I cleaned, tucked the restraint straps waaayyy up under the mattress, double checked (we have kids so it's not like an open dungeon in there anyhow), set out some flowers, and left.

Now - my parents' relationship has always been a dysfunctional, no holds barred, R rated, for all the world to see kind of thing.  My in laws on the other hand - think G rated Disney (from the 50's Disney), not sure how the kids came to be...it's just plain nice, but - i'm not sure i've ever seen them have actual physical contact with each other.

So - later - my husband took a trip with his father and they had time to talk. Apparently his father mentioned staying in our bedroom, and wanted to relate a funny story - about staying in our bedroom.  [Want to see a Dom squirm uncomfortably? This particular scenario will do it]  

It seems  my mother-in-law rolled over and pointed to the nightstand (insert huge heart palpitation here - with visions of the sorts of things that sometimes sit on the nightstand) and said, "Look honey..."

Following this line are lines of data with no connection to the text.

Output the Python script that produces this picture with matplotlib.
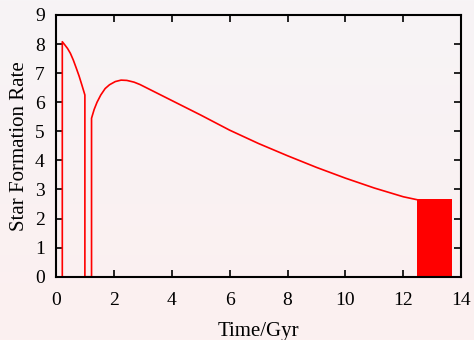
import matplotlib
matplotlib.use("Agg")
import matplotlib.pyplot as plt
import numpy as np
from matplotlib.colors import LinearSegmentedColormap

# early burst (Gyr, SFR)
early_t = [0.22, 0.22, 0.30, 0.40, 0.50, 0.60, 0.70, 0.80, 0.90, 1.00, 1.00]
early_sfr = [0.0, 8.08, 7.98, 7.85, 7.68, 7.45, 7.18, 6.90, 6.58, 6.25, 0.0]

# gap then recovery and long decline
main_t = [1.00, 1.23, 1.23, 1.32, 1.42, 1.55, 1.70, 1.85, 2.05, 2.25, 2.45, 2.70, 2.90,
          3.20, 3.50, 4.00, 5.00, 6.00, 7.00, 8.00, 9.00, 10.00, 11.00, 12.00, 12.47]
main_sfr = [0.0, 0.0, 5.45, 5.75, 6.00, 6.25, 6.47, 6.60, 6.71, 6.76, 6.75, 6.69, 6.61,
            6.46, 6.31, 6.06, 5.56, 5.04, 4.58, 4.16, 3.76, 3.39, 3.05, 2.75, 2.65]

# late oscillating phase (drawn as a filled band)
burst_t = [12.47, 13.68]
burst_level = 2.66

fig = plt.figure(figsize=(4.74, 3.40), dpi=100)

# soft vertical background gradient
bg_ax = fig.add_axes([0, 0, 1, 1], zorder=-10)
bg_cmap = LinearSegmentedColormap.from_list("bg", ["#fcf0f0", "#f7f4f6"])
bg_ax.imshow(np.linspace(0, 1, 256).reshape(-1, 1), aspect="auto", cmap=bg_cmap,
             origin="lower", extent=[0, 1, 0, 1])
bg_ax.axis("off")

ax = fig.add_axes([0.118, 0.186, 0.855, 0.77])
ax.patch.set_alpha(0)

ax.plot(early_t, early_sfr, color="red", lw=1.2)
ax.plot(main_t, main_sfr, color="red", lw=1.2)
ax.fill_between(burst_t, 0, burst_level, color="red", lw=0)

ax.set_xlim(0, 14)
ax.set_ylim(0, 9)
ax.set_xticks(np.arange(0, 15, 2))
ax.set_yticks(np.arange(0, 10, 1))

for lab in ax.get_xticklabels() + ax.get_yticklabels():
    lab.set_fontfamily("Liberation Serif")
    lab.set_fontsize(14)

font = {"family": "Liberation Serif", "size": 15}
ax.set_xlabel("Time/Gyr", fontdict=font, labelpad=9)
ax.set_ylabel("Star Formation Rate", fontdict=font, labelpad=4)

ax.tick_params(direction="in", length=5, width=1.2, top=True, right=True)
ax.tick_params(axis="x", pad=11)
ax.tick_params(axis="y", pad=8)
for sp in ax.spines.values():
    sp.set_linewidth(1.5)

fig.savefig("out.png", dpi=100)
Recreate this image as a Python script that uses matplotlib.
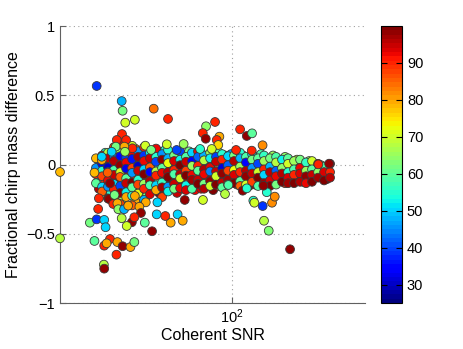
#!/usr/bin/env python

import matplotlib
matplotlib.use('Agg')
import matplotlib.pyplot as plt
from matplotlib.ticker import NullLocator

plt.rcParams['font.family'] = ['Liberation Sans', 'DejaVu Sans']
plt.rcParams['mathtext.default'] = 'regular'

# dense band, read column by column (snr of the column, then diffs / masses)
col_snr = [33.4, 35.1, 36.8, 38.6, 40.6, 42.6, 44.7, 46.9, 49.2, 51.6,
           54.2, 56.9, 59.7, 62.7, 65.8, 69.0, 72.4, 76.0, 79.8, 83.8,
           87.9, 92.3, 96.8, 101.6, 106.7, 111.9, 117.5, 123.3, 129.4, 135.8,
           142.6, 149.6, 157.0, 164.8, 173.0, 181.5, 190.5, 200.0, 209.9, 220.3]
col_diff = [
    [0.045, -0.025, -0.07, -0.135],
    [0.065, 0.005, -0.045, -0.085, -0.16, -0.195],
    [0.085, 0.045, -0.02, -0.055, -0.115, -0.16, -0.245],
    [0.125, 0.06, 0.025, -0.04, -0.075, -0.14, -0.18, -0.265],
    [0.15, 0.095, 0.06, -0.005, -0.055, -0.09, -0.155, -0.205, -0.285],
    [0.115, 0.05, 0.015, -0.03, -0.1, -0.135, -0.2, -0.235],
    [0.135, 0.075, 0.04, -0.025, -0.06, -0.13, -0.165, -0.225, -0.295],
    [0.095, 0.055, -0.01, -0.045, -0.11, -0.145, -0.21],
    [0.125, 0.065, 0.025, -0.035, -0.07, -0.14, -0.175, -0.255],
    [0.085, 0.045, -0.02, -0.055, -0.12, -0.15, -0.215],
    [0.115, 0.055, 0.02, -0.05, -0.08, -0.15, -0.185],
    [0.075, 0.035, -0.025, -0.06, -0.13, -0.165, -0.235],
    [0.105, 0.045, 0.01, -0.055, -0.09, -0.16, -0.195],
    [0.065, 0.025, -0.04, -0.07, -0.14, -0.175],
    [0.095, 0.035, -0.005, -0.07, -0.1, -0.17],
    [0.055, 0.02, -0.045, -0.08, -0.15, -0.185],
    [0.085, 0.025, -0.01, -0.075, -0.11, -0.175],
    [0.095, 0.055, -0.01, -0.045, -0.11, -0.14],
    [0.065, 0.03, -0.035, -0.07, -0.14, -0.175],
    [0.085, 0.045, -0.02, -0.05, -0.12, -0.155],
    [0.055, 0.02, -0.05, -0.085, -0.145],
    [0.075, 0.035, -0.025, -0.065, -0.13, -0.165],
    [0.06, -0.005, -0.045, -0.11, -0.145],
    [0.065, 0.025, -0.04, -0.075, -0.135],
    [0.085, 0.045, -0.015, -0.055, -0.12, -0.155],
    [0.055, 0.015, -0.045, -0.085, -0.145],
    [0.075, 0.035, -0.025, -0.065, -0.125],
    [0.045, 0.005, -0.055, -0.095, -0.155],
    [0.065, 0.025, -0.035, -0.075, -0.135],
    [0.045, -0.015, -0.055, -0.115, -0.155],
    [0.055, 0.015, -0.045, -0.085, -0.145],
    [0.035, -0.025, -0.065, -0.125],
    [0.045, 0.005, -0.055, -0.095, -0.135],
    [0.025, -0.035, -0.075, -0.135],
    [0.035, -0.025, -0.065, -0.125],
    [0.015, -0.045, -0.085, -0.135],
    [0.025, -0.035, -0.075, -0.125],
    [0.005, -0.055, -0.095],
    [-0.015, -0.055, -0.115],
    [0.005, -0.055, -0.095],
]
col_mass = [
    [78, 45, 90, 60],
    [92, 33, 55, 88, 50, 85],
    [68, 95, 30, 62, 92, 45, 97],
    [88, 45, 96, 58, 95, 50, 90, 82],
    [92, 65, 35, 98, 70, 85, 40, 98, 88],
    [96, 40, 92, 33, 60, 95, 52, 80],
    [70, 92, 36, 88, 45, 99, 60, 55, 85],
    [45, 97, 30, 95, 55, 88, 72],
    [90, 38, 92, 50, 99, 66, 90, 48],
    [52, 95, 85, 35, 96, 58, 93],
    [92, 55, 40, 68, 90, 50, 80],
    [45, 98, 60, 92, 56, 97, 88],
    [55, 48, 72, 96, 99, 45, 52],
    [62, 93, 90, 58, 95, 62],
    [40, 52, 99, 96, 70, 92],
    [58, 95, 88, 99, 52, 94],
    [50, 34, 65, 92, 97, 58],
    [92, 42, 90, 60, 95, 99],
    [48, 68, 96, 92, 62, 96],
    [66, 52, 92, 44, 98, 70],
    [40, 95, 95, 70, 99],
    [55, 90, 32, 98, 95, 60],
    [50, 42, 88, 97, 65],
    [62, 96, 72, 93, 99],
    [55, 48, 66, 90, 60, 85],
    [58, 35, 96, 98, 70],
    [52, 62, 45, 95, 88],
    [60, 40, 70, 99, 58],
    [56, 66, 90, 50, 97],
    [62, 48, 96, 94, 99],
    [58, 68, 42, 92, 62],
    [52, 64, 96, 99],
    [60, 70, 55, 93, 97],
    [66, 58, 90, 99],
    [62, 92, 94, 96],
    [56, 66, 98, 92],
    [70, 60, 95, 99],
    [92, 64, 97],
    [58, 93, 99],
    [98, 90, 96],
]

# second pass over the band, between the columns above
col2_snr = [34.2, 36.0, 37.7, 39.6, 41.6, 43.6, 45.8, 48.1, 50.4, 52.9,
            55.5, 58.3, 61.2, 64.2, 67.4, 70.7, 74.2, 77.9, 81.8, 85.9,
            90.1, 94.6, 99.2, 104.1, 109.3, 114.7, 120.4, 126.3, 132.6, 139.1,
            146.0, 153.3, 160.9, 168.8, 177.2, 186.0, 195.2, 204.8, 215.0]
col2_diff = [
    [0.025, -0.045, -0.115, -0.175],
    [0.085, 0.025, -0.035, -0.075, -0.125, -0.215],
    [0.055, -0.005, -0.045, -0.095, -0.145, -0.205],
    [0.105, 0.035, -0.015, -0.065, -0.115, -0.175, -0.235],
    [0.075, 0.025, -0.025, -0.065, -0.125, -0.185, -0.245],
    [0.095, 0.045, -0.015, -0.055, -0.105, -0.165, -0.205],
    [0.115, 0.055, 0.015, -0.035, -0.085, -0.145, -0.185, -0.265],
    [0.085, 0.025, -0.025, -0.065, -0.125, -0.175],
    [0.095, 0.055, 0.005, -0.045, -0.095, -0.155, -0.225],
    [0.065, 0.025, -0.035, -0.085, -0.125, -0.185],
    [0.095, 0.035, -0.015, -0.055, -0.115, -0.155, -0.205],
    [0.105, 0.065, 0.005, -0.045, -0.085, -0.145, -0.195],
    [0.075, 0.035, -0.025, -0.065, -0.125, -0.165],
    [0.055, 0.005, -0.045, -0.095, -0.145, -0.205],
    [0.065, 0.025, -0.035, -0.075, -0.135, -0.175],
    [0.095, 0.035, -0.005, -0.065, -0.105, -0.165],
    [0.055, 0.015, -0.045, -0.085, -0.145, -0.185],
    [0.085, 0.025, -0.015, -0.075, -0.115, -0.175],
    [0.045, 0.005, -0.055, -0.095, -0.155],
    [0.075, 0.015, -0.025, -0.085, -0.125, -0.185],
    [0.085, 0.045, -0.015, -0.055, -0.115, -0.155],
    [0.065, 0.005, -0.035, -0.095, -0.135],
    [0.075, 0.035, -0.025, -0.065, -0.125],
    [0.055, -0.005, -0.045, -0.105, -0.145],
    [0.065, 0.025, -0.035, -0.075, -0.135],
    [0.045, -0.015, -0.055, -0.115, -0.155],
    [0.055, 0.015, -0.045, -0.085, -0.145],
    [0.075, 0.025, -0.025, -0.075, -0.115],
    [0.045, 0.005, -0.055, -0.095, -0.145],
    [0.065, 0.015, -0.035, -0.085, -0.125],
    [0.035, -0.015, -0.065, -0.105],
    [0.055, 0.005, -0.045, -0.085, -0.135],
    [0.025, -0.025, -0.065, -0.115],
    [0.035, -0.015, -0.055, -0.105],
    [0.015, -0.035, -0.085, -0.125],
    [0.025, -0.025, -0.065, -0.105],
    [0.005, -0.045, -0.095],
    [-0.005, -0.055, -0.095],
    [-0.015, -0.065, -0.105],
]
col2_mass = [
    [38, 85, 52, 96],
    [55, 42, 92, 48, 88, 62],
    [36, 66, 40, 98, 85, 55],
    [45, 92, 34, 80, 96, 70, 92],
    [40, 58, 38, 92, 55, 99, 66],
    [62, 30, 70, 95, 44, 90, 97],
    [85, 46, 40, 66, 90, 50, 99, 80],
    [35, 55, 92, 62, 97, 84],
    [48, 90, 36, 58, 92, 99, 62],
    [60, 44, 96, 70, 88, 52],
    [38, 66, 50, 95, 60, 92, 98],
    [55, 35, 90, 45, 97, 80, 99],
    [42, 62, 38, 88, 99, 70],
    [50, 92, 56, 96, 88, 95],
    [34, 68, 46, 92, 99, 82],
    [62, 40, 95, 55, 90, 98],
    [45, 58, 36, 97, 72, 92],
    [66, 50, 88, 40, 99, 94],
    [55, 38, 70, 92, 98],
    [48, 35, 62, 96, 90, 99],
    [58, 44, 66, 90, 97, 82],
    [62, 52, 40, 99, 92],
    [45, 60, 92, 66, 96],
    [56, 68, 44, 98, 88],
    [62, 50, 58, 93, 99],
    [40, 64, 90, 96, 99],
    [66, 56, 92, 62, 97],
    [58, 44, 68, 95, 88],
    [52, 62, 98, 92, 96],
    [66, 56, 70, 99, 94],
    [60, 50, 92, 97],
    [64, 58, 66, 98, 90],
    [56, 68, 95, 99],
    [70, 62, 92, 97],
    [58, 66, 99, 94],
    [64, 56, 93, 98],
    [62, 92, 99],
    [66, 97, 92],
    [98, 60, 99],
]

# scattered points outside the band
out_snr = [33.6, 41.1, 41.4, 42.3, 45.7, 53.2, 59.7, 49.7, 67.7, 81.1,
           87.2, 79.0, 80.9, 90.3, 88.4, 89.5, 41.2, 39.5, 42.6, 44.8,
           25.0, 33.0, 106.7, 112.6, 117.5, 127.9, 103.3, 117.2, 218.6, 200.5,
           25.0, 31.8, 33.6, 35.7, 36.1, 33.0, 35.7, 37.4, 36.4, 39.7,
           41.4, 44.1, 45.5, 39.4, 35.6, 35.7, 52.5, 34.2, 34.0, 37.1,
           38.8, 38.4, 39.7, 40.0, 41.9, 43.3, 41.1, 44.6, 42.8, 49.5,
           54.5, 64.5, 67.2, 61.0, 58.4, 54.8, 49.9, 47.4, 48.0, 45.5,
           45.7, 97.1, 94.5, 109.0, 112.6, 118.7, 119.7, 128.0, 132.3, 138.0,
           141.1, 129.4, 134.4, 159.6, 128.7, 79.1, 68.3, 64.0, 77.3, 84.9,
           59.1, 39.2, 42.0, 42.2, 37.9, 52.1, 35.0, 36.7, 37.4, 35.0]
out_diff = [0.567, 0.458, 0.388, 0.302, 0.323, 0.403, 0.329, 0.136, 0.148, 0.276,
            0.307, 0.227, 0.186, 0.201, 0.177, 0.141, 0.220, 0.177, 0.177, 0.117,
            -0.054, -0.059, 0.254, 0.206, 0.225, 0.139, 0.105, 0.100, 0.006, 0.001,
            -0.533, -0.420, -0.396, -0.400, -0.453, -0.552, -0.586, -0.538, -0.569, -0.560,
            -0.590, -0.596, -0.560, -0.651, -0.723, -0.752, -0.482, -0.244, -0.321, -0.249,
            -0.220, -0.285, -0.280, -0.323, -0.323, -0.297, -0.388, -0.417, -0.444, -0.420,
            -0.360, -0.360, -0.406, -0.420, -0.372, -0.273, -0.273, -0.305, -0.350, -0.381,
            -0.227, -0.148, -0.213, -0.189, -0.172, -0.261, -0.276, -0.300, -0.200, -0.276,
            -0.232, -0.406, -0.478, -0.612, -0.153, -0.256, -0.256, 0.105, 0.112, 0.112,
            0.146, 0.129, 0.129, 0.092, 0.092, 0.105, 0.032, -0.059, -0.136, 0.056]
out_mass = [38, 48, 62, 70, 70, 84, 90, 70, 65, 64,
            90, 90, 98, 80, 90, 76, 90, 90, 90, 90,
            78, 78, 90, 98, 60, 82, 90, 90, 98, 90,
            68, 62, 38, 50, 50, 60, 90, 90, 80, 80,
            98, 80, 62, 90, 68, 98, 98, 90, 90, 98,
            62, 90, 80, 64, 48, 80, 68, 98, 70, 60,
            50, 50, 80, 80, 90, 50, 80, 80, 98, 90,
            80, 58, 68, 98, 55, 55, 70, 38, 55, 82,
            82, 68, 63, 98, 98, 70, 98, 40, 55, 70,
            70, 62, 80, 66, 50, 62, 80, 85, 98, 50]

snr = []
diff = []
mass = []
# second pass drawn first, bottom to top, so the overlaps do not all lean one way
for s, ds, ms in zip(col2_snr, col2_diff, col2_mass):
    snr += [s] * len(ds)
    diff += ds[::-1]
    mass += ms[::-1]
for s, ds, ms in zip(col_snr, col_diff, col_mass):
    snr += [s] * len(ds)
    diff += ds
    mass += ms
snr += out_snr
diff += out_diff
mass += out_mass

fig = plt.figure(figsize=(4.63, 3.49), dpi=100)
ax = fig.add_axes([0.1296, 0.1318, 0.6588, 0.7937])

cmap = plt.get_cmap('jet', 64)
sc = ax.scatter(snr, diff, c=mass, cmap=cmap, vmin=25, vmax=100, s=40,
                edgecolors='#3a3a3a', linewidths=0.6, clip_on=False, zorder=3)

ax.set_xscale('log')
ax.set_xlim(25, 292)
ax.set_ylim(-1, 1)
ax.set_xticks([100])
ax.set_xticklabels([r'$10^2$'])
ax.xaxis.set_minor_locator(NullLocator())
ax.set_yticks([-1, -0.5, 0, 0.5, 1])
ax.set_yticklabels(['\u22121', '\u22120.5', '0', '0.5', '1'])
ax.grid(True, linestyle=(0, (1, 3)), color='#a0a0a0', linewidth=0.8)
ax.set_axisbelow(True)
for side in ['top', 'right']:
    ax.spines[side].set_visible(False)
for side in ['left', 'bottom']:
    ax.spines[side].set_color('#606060')
ax.tick_params(direction='in', length=4, labelsize=10.5, color='#606060')
ax.set_xlabel('Coherent SNR', fontsize=11.5, labelpad=1)
ax.set_ylabel('Fractional chirp mass difference', fontsize=11.5)

cax = fig.add_axes([0.823, 0.1318, 0.0454, 0.7937])
cb = fig.colorbar(sc, cax=cax)
cb.set_ticks([30, 40, 50, 60, 70, 80, 90])
cb.ax.tick_params(direction='in', length=4, labelsize=10.5, left=True, right=True)
cb.outline.set_linewidth(0.8)

fig.savefig('out.png', dpi=100)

See - the punch line of this one isn't the point at all - just hearing my husband relate the story my heart was in my mouth and my brain was going a million miles an hour through the mental list of what could have been on the nightstand, how they might have reacted, would they have had any idea what *it* was, shock at the fact that my father-in-law would ever bring it up, what would they think of us now, and how did my husband explain it to his dad then change the subject as they were trapped together in a car for 6 hours.  

".... you two are so much alike, your son is reading the same book you are."



Saturday, August 17, 2013

working my way back to you

I'm going to take a moment and let that particular ear worm get fully stuck.  And if you're too young for that one, or it wasn't huge in your part of the world, here's some help.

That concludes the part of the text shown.